Reading Dore's DQ/a voice...coincidences redux
Here's the frontispiece from Gustav Dore's illustrated DQ. I think it's called "Don Quixote in his Library"
Not too many thoughts yet but always the thought that illustrations and text generate a potential. And...the frontispiece is a gateway and sets a tone. You have to pass through it or flip past it to enter the text. I like the author/illustrator (for example, Dr. Seuss). It's a comfortable fit. But comparisons are interesting. I like the completely different takes of John Tenniel and Arthur Rackham on Alice in Wonderland. Maybe with children's books you grow up through Tenniel and into Rackham who has much more appeal for disaffected youth. I've seen the Petipa/Gorsky/Minkus Don Quixote ballet which I could read as an illustrated text but the ballet really just focuses on one episode. Dore's project seems much more comprehensive and ambitious.
3 Comments:
I've never actually posted the first comment on my own posting before (interesting) but I just found out last night that I'll get to watch an excerpt from DQ (the ballet) this Friday (Feb 10) at Irina Aoucheva's annual gala variety show (always a treat)at Theatre Aquarius.
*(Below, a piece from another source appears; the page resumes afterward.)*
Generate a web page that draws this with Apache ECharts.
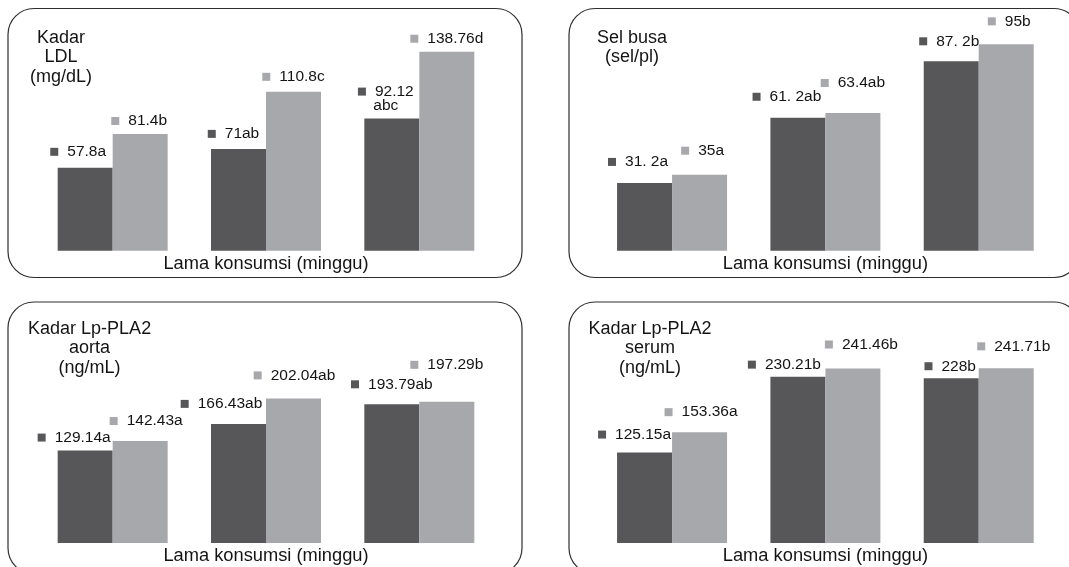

As the weather gets colder...I am blanketed by coincidences.
...and then yesterday I learned that the National Ballet of Canada is staging Suzanne Farrell's staging of Balanchine's DQ (which originally starred Suzanne Farrell as Dulcinea) next season (Spring 2007). I imagine it's now a "must see".
sure as shootin i was talking about the Dane(s) - and the Dore illustration cued me to visit my comic encyclopedia - and again to look at Daumier's earthy drawings!
'Turn up the heat' is, for me, a reference to Rumi - "I was raw, I cooked, I burned" - and it is also a dramatic term (as in: turn up the heat on the protagonist) as well as a reference to digesting ideas using the fires of perception. Traversing (?) from reality, physicals and biologicals, gravities, bills, (cause and effect) and "going" into the world of images, light- play, is an overview, backing up, pulling out, and not taking the physical for granted in time of scarcity; not escaping or retreating, but appreciating what IS there.
I love the notion of the "creature" being free of the creator - free to be accessed by anyone who sees themself in him or her.